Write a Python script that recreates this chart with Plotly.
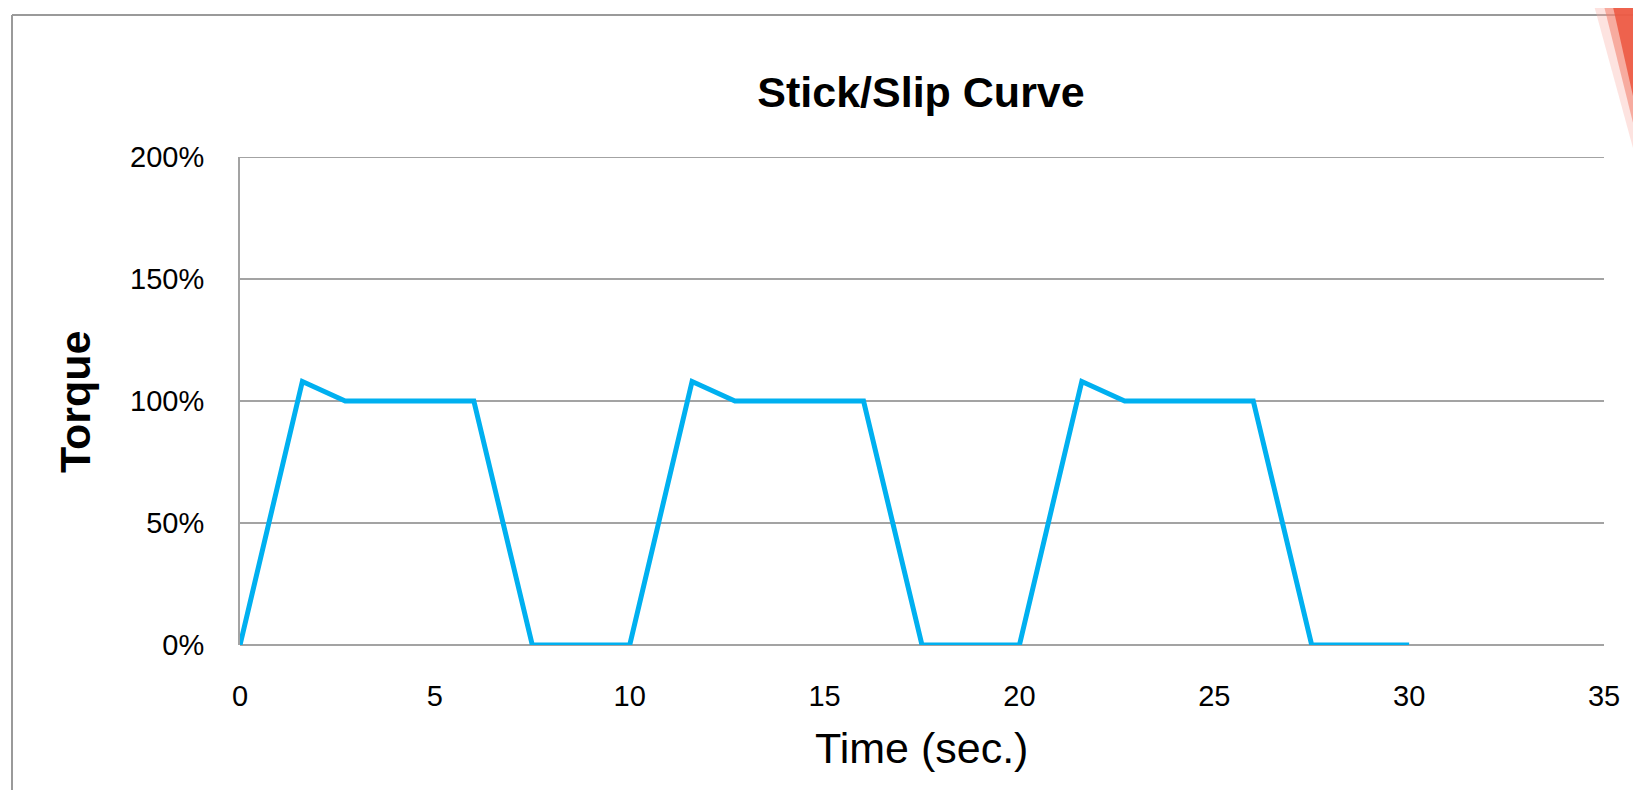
import plotly.graph_objects as go

# ---- data ----
time_sec = [0, 1.6, 2.7, 6.0, 7.5, 10.0, 11.6, 12.7, 16.0, 17.5, 20.0, 21.6, 22.7, 26.0, 27.5, 30.0]
torque = [0, 1.08, 1.00, 1.00, 0, 0, 1.08, 1.00, 1.00, 0, 0, 1.08, 1.00, 1.00, 0, 0]
x_ticks = [0, 5, 10, 15, 20, 25, 30, 35]
y_ticks = [0, 0.5, 1.0, 1.5, 2.0]

# page has an 8px body margin, so the figure is 8px smaller than the window
W, H = 1633, 782
L, R, T, B = 232, 37, 149, 145
PW, PH = W - L - R, H - T - B

def px(x):
    return (x - L) / PW

def py(y):
    return (H - B - y) / PH

FONT = "Liberation Sans, Arial, sans-serif"
GRID = "#a3a3a3"

fig = go.Figure()
fig.add_trace(go.Scatter(
    x=time_sec, y=torque, mode="lines",
    line=dict(color="#00B0F0", width=5),
    hoverinfo="skip", showlegend=False,
))

shapes = [
    # top gridline (200%)
    dict(type="line", xref="paper", yref="y", x0=0, x1=1, y0=y_ticks[-1], y1=y_ticks[-1],
         line=dict(color=GRID, width=2), layer="below"),
    # outer frame (top and left edges)
    dict(type="line", xref="paper", yref="paper", x0=px(4), y0=py(7), x1=px(1700), y1=py(7),
         line=dict(color="#9a9a9a", width=2)),
    dict(type="line", xref="paper", yref="paper", x0=px(4), y0=py(7), x1=px(4), y1=py(800),
         line=dict(color="#9a9a9a", width=2)),
    # decorative red wedge in top-right corner
    dict(type="path", xref="paper", yref="paper",
         path=f"M {px(1584)},{py(-10)} L {px(1640)},{py(-10)} L {px(1640)},{py(195)} Z",
         fillcolor="rgba(248,175,165,0.35)", line=dict(width=0), layer="above"),
    dict(type="path", xref="paper", yref="paper",
         path=f"M {px(1594)},{py(-10)} L {px(1640)},{py(-10)} L {px(1640)},{py(175)} Z",
         fillcolor="rgba(242,125,105,0.55)", line=dict(width=0), layer="above"),
    dict(type="path", xref="paper", yref="paper",
         path=f"M {px(1603)},{py(-10)} L {px(1640)},{py(-10)} L {px(1640)},{py(155)} Z",
         fillcolor="rgba(236,85,62,0.85)", line=dict(width=0), layer="above"),
]

annotations = [
    dict(text="Time (sec.)", xref="paper", yref="paper", x=px(913), y=py(740),
         xanchor="center", yanchor="middle", showarrow=False,
         font=dict(size=43, family=FONT, color="black")),
    dict(text="<b>Torque</b>", xref="paper", yref="paper", x=px(67), y=py(394),
         xanchor="center", yanchor="middle", showarrow=False, textangle=-90,
         font=dict(size=43, family=FONT, color="black")),
]

fig.update_layout(
    width=W, height=H,
    margin=dict(l=L, r=R, t=T, b=B, autoexpand=False),
    paper_bgcolor="white", plot_bgcolor="white",
    font=dict(family=FONT, color="black"),
    title=dict(text="<b>Stick/Slip Curve</b>", x=px(913), xref="paper", xanchor="center",
               y=1 - 84 / H, yref="container", yanchor="middle",
               font=dict(size=43, family=FONT, color="black")),
    xaxis=dict(range=[0, 35], tickvals=x_ticks, ticktext=[str(v) for v in x_ticks],
               showgrid=False, zeroline=False, showline=False, ticks="",
               tickfont=dict(size=29, family=FONT), ticklabelstandoff=31),
    yaxis=dict(range=[0, 2], tickvals=y_ticks, tickformat=".0%",
               showgrid=True, gridcolor=GRID, gridwidth=2,
               zeroline=True, zerolinecolor=GRID, zerolinewidth=2,
               showline=True, linecolor=GRID, linewidth=2, ticks="",
               tickfont=dict(size=29, family=FONT), ticklabelstandoff=28),
    shapes=shapes,
    annotations=annotations,
)

fig.write_html("out.html")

* * *

--- GIVEN REQUEST ---
Return the material exactly as given, apart from the pictures.

--- FINISHED EXERCISE ---
Write a Python script that recreates this chart with Plotly.
import plotly.graph_objects as go

# ---- data ----
time_sec = [0, 1.6, 2.7, 6.0, 7.5, 10.0, 11.6, 12.7, 16.0, 17.5, 20.0, 21.6, 22.7, 26.0, 27.5, 30.0]
torque = [0, 1.08, 1.00, 1.00, 0, 0, 1.08, 1.00, 1.00, 0, 0, 1.08, 1.00, 1.00, 0, 0]
x_ticks = [0, 5, 10, 15, 20, 25, 30, 35]
y_ticks = [0, 0.5, 1.0, 1.5, 2.0]

# page has an 8px body margin, so the figure is 8px smaller than the window
W, H = 1633, 782
L, R, T, B = 232, 37, 149, 145
PW, PH = W - L - R, H - T - B

def px(x):
    return (x - L) / PW

def py(y):
    return (H - B - y) / PH

FONT = "Liberation Sans, Arial, sans-serif"
GRID = "#a3a3a3"

fig = go.Figure()
fig.add_trace(go.Scatter(
    x=time_sec, y=torque, mode="lines",
    line=dict(color="#00B0F0", width=5),
    hoverinfo="skip", showlegend=False,
))

shapes = [
    # top gridline (200%)
    dict(type="line", xref="paper", yref="y", x0=0, x1=1, y0=y_ticks[-1], y1=y_ticks[-1],
         line=dict(color=GRID, width=2), layer="below"),
    # outer frame (top and left edges)
    dict(type="line", xref="paper", yref="paper", x0=px(4), y0=py(7), x1=px(1700), y1=py(7),
         line=dict(color="#9a9a9a", width=2)),
    dict(type="line", xref="paper", yref="paper", x0=px(4), y0=py(7), x1=px(4), y1=py(800),
         line=dict(color="#9a9a9a", width=2)),
    # decorative red wedge in top-right corner
    dict(type="path", xref="paper", yref="paper",
         path=f"M {px(1584)},{py(-10)} L {px(1640)},{py(-10)} L {px(1640)},{py(195)} Z",
         fillcolor="rgba(248,175,165,0.35)", line=dict(width=0), layer="above"),
    dict(type="path", xref="paper", yref="paper",
         path=f"M {px(1594)},{py(-10)} L {px(1640)},{py(-10)} L {px(1640)},{py(175)} Z",
         fillcolor="rgba(242,125,105,0.55)", line=dict(width=0), layer="above"),
    dict(type="path", xref="paper", yref="paper",
         path=f"M {px(1603)},{py(-10)} L {px(1640)},{py(-10)} L {px(1640)},{py(155)} Z",
         fillcolor="rgba(236,85,62,0.85)", line=dict(width=0), layer="above"),
]

annotations = [
    dict(text="Time (sec.)", xref="paper", yref="paper", x=px(913), y=py(740),
         xanchor="center", yanchor="middle", showarrow=False,
         font=dict(size=43, family=FONT, color="black")),
    dict(text="<b>Torque</b>", xref="paper", yref="paper", x=px(67), y=py(394),
         xanchor="center", yanchor="middle", showarrow=False, textangle=-90,
         font=dict(size=43, family=FONT, color="black")),
]

fig.update_layout(
    width=W, height=H,
    margin=dict(l=L, r=R, t=T, b=B, autoexpand=False),
    paper_bgcolor="white", plot_bgcolor="white",
    font=dict(family=FONT, color="black"),
    title=dict(text="<b>Stick/Slip Curve</b>", x=px(913), xref="paper", xanchor="center",
               y=1 - 84 / H, yref="container", yanchor="middle",
               font=dict(size=43, family=FONT, color="black")),
    xaxis=dict(range=[0, 35], tickvals=x_ticks, ticktext=[str(v) for v in x_ticks],
               showgrid=False, zeroline=False, showline=False, ticks="",
               tickfont=dict(size=29, family=FONT), ticklabelstandoff=31),
    yaxis=dict(range=[0, 2], tickvals=y_ticks, tickformat=".0%",
               showgrid=True, gridcolor=GRID, gridwidth=2,
               zeroline=True, zerolinecolor=GRID, zerolinewidth=2,
               showline=True, linecolor=GRID, linewidth=2, ticks="",
               tickfont=dict(size=29, family=FONT), ticklabelstandoff=28),
    shapes=shapes,
    annotations=annotations,
)

fig.write_html("out.html")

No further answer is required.